Und die Bundestarifkommission habe sich ganz bewusst für einen Festbetrag und gegen eine prozentuale Erhöhung entschieden, um vor allem die unteren Lohngruppen zu stärken. Denn zwei Drittel der Beschäftigten im Bauhauptgewerbe seien in den unteren Lohngruppe zu finden.

Arbeitgeber schweigen bis zum Beginn der Verhandlungen

Was die Arbeitgeberseite von der Forderung der Gewerkschaft hält und mit welchen eigenen Vorstellungen sie in die Tarifverhandlungen gehen will, die am Donnerstag nächster Woche beginnen, ist derzeit offen. Denn bei den Spitzenverbänden der Bauwirtschaft, dem Hauptverband der Deutschen Bauindustrie und dem Zentralverband Deutsches Baugewerbe (ZDB) schweigt man noch. Man kommentiere Forderungen der Gewerkschaft im Vorfeld der Verhandlungen nicht, erklärt ein ZDB-Sprecher auf Anfrage und ergänzt: „Tarifverhandlungen führen wir generell hinter verschlossenen Türen am Verhandlungstisch und nicht vorab öffentlich.“

So bleibt vorerst offen, ob sich die Bauwirtschaft ein Beispiel an der Metall- und Elektroindustrie nimmt und versucht, mit der Gewerkschaft auszuhandeln, dass notleidende Betriebe eine Zeit lang vom Tarifvertrag abweichen können. Vor genau 20 Jahren hatten die IG Metall und der Arbeitgeberverband Südwestmetall das Pforzheimer Abkommen abgeschlossen. Kern des Abkommens war, dass mithilfe von Tarifregelungen auf betrieblicher Ebene von allen Elementen der Flächentarifverträge abgewichen werden kann. Südwestmetall nennt den damaligen Abschluss einen „Meilenstein“. Und die IG-Metall-Bezirksleiterin für den Südwesten, Barbara Resch erklärt: Das Abkommen ist „immer noch ein sehr tragfähiges Instrument, um Arbeitsplätze abzusichern.“

Die Bauwirtschaft müsste bei diesem Thema gar nicht bei Null beginnen. Denn eine moderate Abweichung von den Tariflöhnen erlaubt eine Beschäftigungssicherungsklausel bereits heute, aber nur für ostdeutsche Betriebe. Diese können durch Betriebsvereinbarung oder, wenn es keinen Betriebsrat gibt, durch einzelvertragliche Regelung die Löhne und Gehälter um bis zu vier Prozent absenken, wenn dadurch betriebsbedingte Kündigungen oder Kurzarbeit vermieden wird.

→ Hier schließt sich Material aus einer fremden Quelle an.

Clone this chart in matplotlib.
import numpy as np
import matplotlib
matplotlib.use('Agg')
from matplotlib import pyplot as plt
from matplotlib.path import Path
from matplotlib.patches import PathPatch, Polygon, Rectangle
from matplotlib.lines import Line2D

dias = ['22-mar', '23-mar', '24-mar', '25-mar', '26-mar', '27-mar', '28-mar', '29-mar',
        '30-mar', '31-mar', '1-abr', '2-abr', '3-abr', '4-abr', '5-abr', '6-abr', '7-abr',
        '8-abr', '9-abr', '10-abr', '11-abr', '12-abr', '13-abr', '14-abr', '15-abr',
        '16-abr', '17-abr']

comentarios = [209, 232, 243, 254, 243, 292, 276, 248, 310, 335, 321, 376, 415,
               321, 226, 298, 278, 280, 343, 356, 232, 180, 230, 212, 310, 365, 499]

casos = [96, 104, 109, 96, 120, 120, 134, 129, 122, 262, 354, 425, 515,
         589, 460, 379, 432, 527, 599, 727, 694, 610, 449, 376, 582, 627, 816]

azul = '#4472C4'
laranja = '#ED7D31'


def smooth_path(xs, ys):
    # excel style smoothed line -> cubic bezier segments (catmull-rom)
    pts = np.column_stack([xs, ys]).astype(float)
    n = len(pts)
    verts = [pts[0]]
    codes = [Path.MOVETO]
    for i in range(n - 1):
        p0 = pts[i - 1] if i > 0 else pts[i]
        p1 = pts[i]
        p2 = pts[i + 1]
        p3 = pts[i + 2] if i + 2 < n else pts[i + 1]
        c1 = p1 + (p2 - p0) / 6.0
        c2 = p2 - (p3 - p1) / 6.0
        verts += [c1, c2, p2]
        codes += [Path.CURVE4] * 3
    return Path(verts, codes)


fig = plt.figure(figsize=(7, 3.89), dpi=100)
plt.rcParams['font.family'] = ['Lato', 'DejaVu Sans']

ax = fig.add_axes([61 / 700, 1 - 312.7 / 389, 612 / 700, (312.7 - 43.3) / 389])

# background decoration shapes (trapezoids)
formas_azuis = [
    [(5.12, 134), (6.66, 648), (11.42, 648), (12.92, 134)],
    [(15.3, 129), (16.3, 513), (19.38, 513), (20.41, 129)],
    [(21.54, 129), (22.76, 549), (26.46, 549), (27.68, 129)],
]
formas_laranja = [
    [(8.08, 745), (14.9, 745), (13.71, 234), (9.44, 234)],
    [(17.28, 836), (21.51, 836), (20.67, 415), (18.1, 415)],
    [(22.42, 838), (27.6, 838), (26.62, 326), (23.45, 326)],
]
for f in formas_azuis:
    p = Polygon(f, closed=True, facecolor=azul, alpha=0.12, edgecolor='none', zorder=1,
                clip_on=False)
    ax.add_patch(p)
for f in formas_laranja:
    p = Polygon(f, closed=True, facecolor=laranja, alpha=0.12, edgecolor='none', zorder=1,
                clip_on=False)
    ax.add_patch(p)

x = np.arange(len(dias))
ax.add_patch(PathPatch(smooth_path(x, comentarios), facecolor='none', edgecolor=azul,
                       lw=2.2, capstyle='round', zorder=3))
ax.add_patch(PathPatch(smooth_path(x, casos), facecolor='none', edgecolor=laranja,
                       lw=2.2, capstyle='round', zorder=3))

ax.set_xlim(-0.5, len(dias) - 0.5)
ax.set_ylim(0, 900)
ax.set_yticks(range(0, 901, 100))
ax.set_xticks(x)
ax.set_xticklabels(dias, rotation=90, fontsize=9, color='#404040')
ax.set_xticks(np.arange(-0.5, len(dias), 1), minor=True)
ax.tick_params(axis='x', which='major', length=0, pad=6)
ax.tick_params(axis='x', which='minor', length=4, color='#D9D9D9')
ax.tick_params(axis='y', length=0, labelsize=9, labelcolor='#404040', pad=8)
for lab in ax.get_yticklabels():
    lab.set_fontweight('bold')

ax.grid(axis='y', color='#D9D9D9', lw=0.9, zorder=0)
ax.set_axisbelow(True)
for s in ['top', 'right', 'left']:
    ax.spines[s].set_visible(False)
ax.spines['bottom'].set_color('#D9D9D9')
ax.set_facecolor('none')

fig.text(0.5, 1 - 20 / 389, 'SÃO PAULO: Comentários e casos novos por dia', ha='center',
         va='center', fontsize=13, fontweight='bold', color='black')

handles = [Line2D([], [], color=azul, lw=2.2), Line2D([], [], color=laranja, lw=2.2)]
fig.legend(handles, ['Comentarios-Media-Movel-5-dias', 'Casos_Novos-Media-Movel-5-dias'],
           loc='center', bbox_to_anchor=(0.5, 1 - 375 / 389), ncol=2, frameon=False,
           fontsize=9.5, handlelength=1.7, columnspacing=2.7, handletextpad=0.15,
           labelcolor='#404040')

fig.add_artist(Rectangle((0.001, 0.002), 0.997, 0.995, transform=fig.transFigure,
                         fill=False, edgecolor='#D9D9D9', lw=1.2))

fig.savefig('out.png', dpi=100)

Öffnungsklausel könnte Unruhe in die Branche bringen

Ob eine solche Beschäftigungssicherungsklausel Gegenstand der kommenden Tarifverhandlungen werden wird, darüber schweigt auch Thomas Möller. Der Hauptgeschäftsführer der Bauwirtschaft Baden-Württemberg hat aber Zweifel, dass dies ein Instrument ist, das wirklich dazu beitragen kann, die aktuellen Probleme der Branche zu lösen. „Das ist ein zweischneidiges Schwert“, fasst Thomas Möller seine Einschätzung zusammen.

Es sei zwar grundsätzlich sinnvoll, flexibel reagieren zu können. Doch wenn Bauunternehmen, die in wirtschaftlich angespannter Lage sind, ihrer Belegschaft weniger bezahlen, könnte dies zu Abwerbungen durch andere Unternehmen kommen. „Ich sehe die Gefahr, dass dadurch Unruhe in die Branche kommt“, warnt der Verbandschef.

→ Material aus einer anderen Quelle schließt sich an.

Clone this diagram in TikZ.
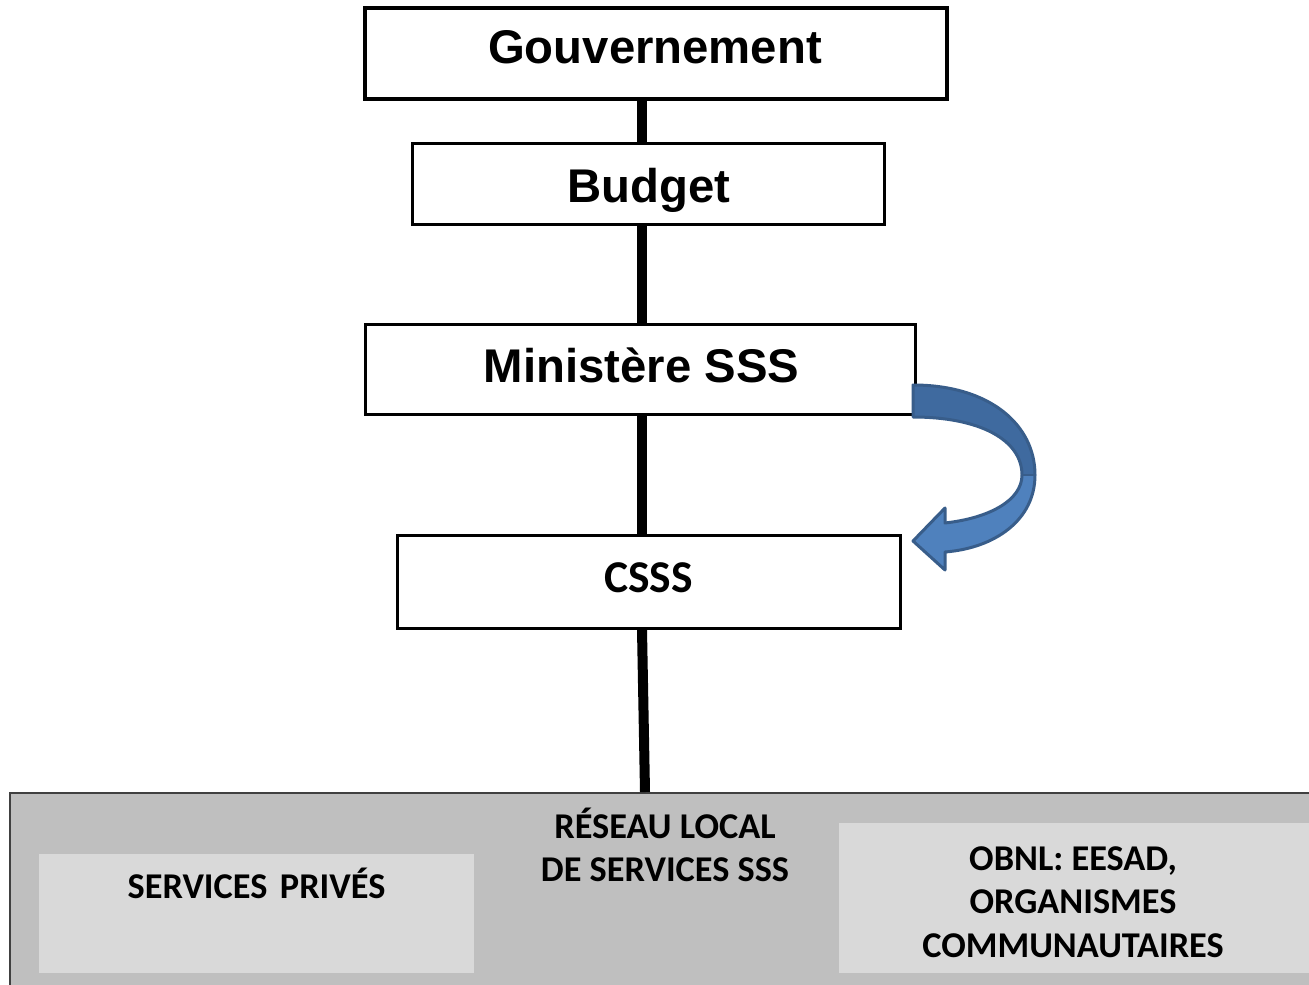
\documentclass[tikz,border=0pt]{standalone}
\usepackage{fontspec}
\setmainfont{Liberation Sans}
\newfontfamily\calfont{Carlito}
\definecolor{outergray}{HTML}{BFBFBF}
\definecolor{innergray}{HTML}{D9D9D9}
\definecolor{edgegray}{HTML}{404040}
\definecolor{arrowdark}{HTML}{3F6A9F}
\definecolor{arrowlight}{HTML}{4F81BD}
\definecolor{arrowedge}{HTML}{385D8A}
\tikzset{
  topbox/.style={draw=black, line width=3pt, fill=white, inner sep=0pt},
  toptext/.style={anchor=base, inner sep=0pt, font=\bfseries\fontsize{47.3}{56}\selectfont},
  spineline/.style={line width=10pt, black},
  graybox/.style={fill=innergray, draw=none, inner sep=0pt},
  caltext/.style={anchor=base, font=\calfont\bfseries\fontsize{36.3}{43.5}\selectfont, align=center, inner sep=0pt}
}
\begin{document}
\begin{tikzpicture}[x=1pt,y=-1pt]
\useasboundingbox (0,0) rectangle (1309,985);
\fill[white] (0,0) rectangle (1309,985);

\coordinate (spine) at (642,0);
\coordinate (spineb) at (645,0);

% boxes
\node[topbox, line width=4.5pt, minimum width=582pt, minimum height=91pt] (gouv) at (656,53.5) {};
\node[topbox, minimum width=472pt, minimum height=81pt] (budget) at (648,183.5) {};
\node[topbox, minimum width=550pt, minimum height=90pt] (min) at (640,369) {};
\node[topbox, minimum width=503pt, minimum height=93pt] (csss) at (648.5,581.5) {};

\node[fill=outergray, draw=edgegray, line width=2pt, minimum width=1302pt, minimum height=196pt, inner sep=0pt] (reseau) at (661,891) {};
\node[graybox, minimum width=435pt, minimum height=119pt] (prives) at (256.5,913.5) {};
\node[graybox, minimum width=470pt, minimum height=150pt] (obnl) at (1074,898) {};

% texts
\node[toptext] (gouvtxt) at (655,63) {Gouvernement};
\node[toptext] (budgettxt) at (649,202) {Budget};
\node[toptext] (mintxt) at (641.5,382) {Minist\`ere SSS};
\node[caltext, font=\calfont\bfseries\fontsize{45.5}{54}\selectfont] (cssstxt) at (648.5,592.5) {CSSS};
\node[caltext] (reseautxt) at (665,881.5) {RÉSEAU LOCAL\\DE SERVICES SSS};
\node[caltext] (privestxt) at (256.5,898) {SERVICES\hspace{0.12em} PRIVÉS};
\node[caltext] (obnltxt) at (1073,957) {OBNL: EESAD,\\ORGANISMES\\COMMUNAUTAIRES};

% spine connectors
\draw[spineline] (gouv.south -| spine) -- (budget.north -| spine);
\draw[spineline] (budget.south -| spine) -- (min.north -| spine);
\draw[spineline] (min.south -| spine) -- (csss.north -| spine);
\draw[spineline] (csss.south -| spine) -- (reseau.north -| spineb);

% curved block arrow from Ministere to CSSS
\fill[arrowlight] (913,385) .. controls (990,385) and (1035,425) .. (1035,475)
   .. controls (1035,520) and (995,548) .. (945,552) -- (945,570) -- (913,541) -- (945,508) -- (945,523)
   .. controls (990,518) and (1022,500) .. (1022,475)
   .. controls (1022,440) and (980,417) .. (913,417) -- cycle;
\fill[arrowdark] (913,385) .. controls (990,385) and (1035,425) .. (1035,475)
   -- (1022,475) .. controls (1022,440) and (980,417) .. (913,417) -- cycle;
\draw[arrowedge, line width=3pt, line join=round] (913,385) .. controls (990,385) and (1035,425) .. (1035,475)
   .. controls (1035,520) and (995,548) .. (945,552) -- (945,570) -- (913,541) -- (945,508) -- (945,523)
   .. controls (990,518) and (1022,500) .. (1022,475)
   .. controls (1022,440) and (980,417) .. (913,417) -- cycle;
\draw[arrowedge, line width=2pt] (1022,475) -- (1035,475);
\end{tikzpicture}
\end{document}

„Betriebe wollen bauen und nicht sparen“

Denn die Situation der Baubetriebe variiert stark, nicht allen geht es schlecht. So ist die Lage im Straßen- und Tiefbau nicht so angespannt wie im Wohnungsbau, und im Wirtschaftsbau sind die Erwartungen für das laufende Jahr immer noch optimistisch.

Und das Grundproblem im Wohnungsbau, der Auftragsmangel, werde mit der Lohnkostenreduzierung nicht gelöst, so Möller. „Die Betriebe wollen bauen und nicht sparen.“

Nur ein bundesweiter Streik am Bau in der Nachkriegszeit

Der aktuell noch gültige Tarifvertrag wurde im Bauhauptgewerbe 2021 abgeschlossen und läuft noch bis zum 31. März. Die IG BAU hat den Vertrag Ende November vergangenen Jahres gekündigt. Für den neuen Vertrag will die Gewerkschaft lediglich eine Laufzeit von zwölf Monaten erreichen. In den vergangenen Tarifrunden hatten sich die Tarifparteien ohne Arbeitskämpfe, aber häufig unter Einschaltung eines Schlichters, geeinigt. Der letzte bundesweite Streik am Bau war im Jahr 2002. Es war der einzige nach dem Zweiten Weltkrieg.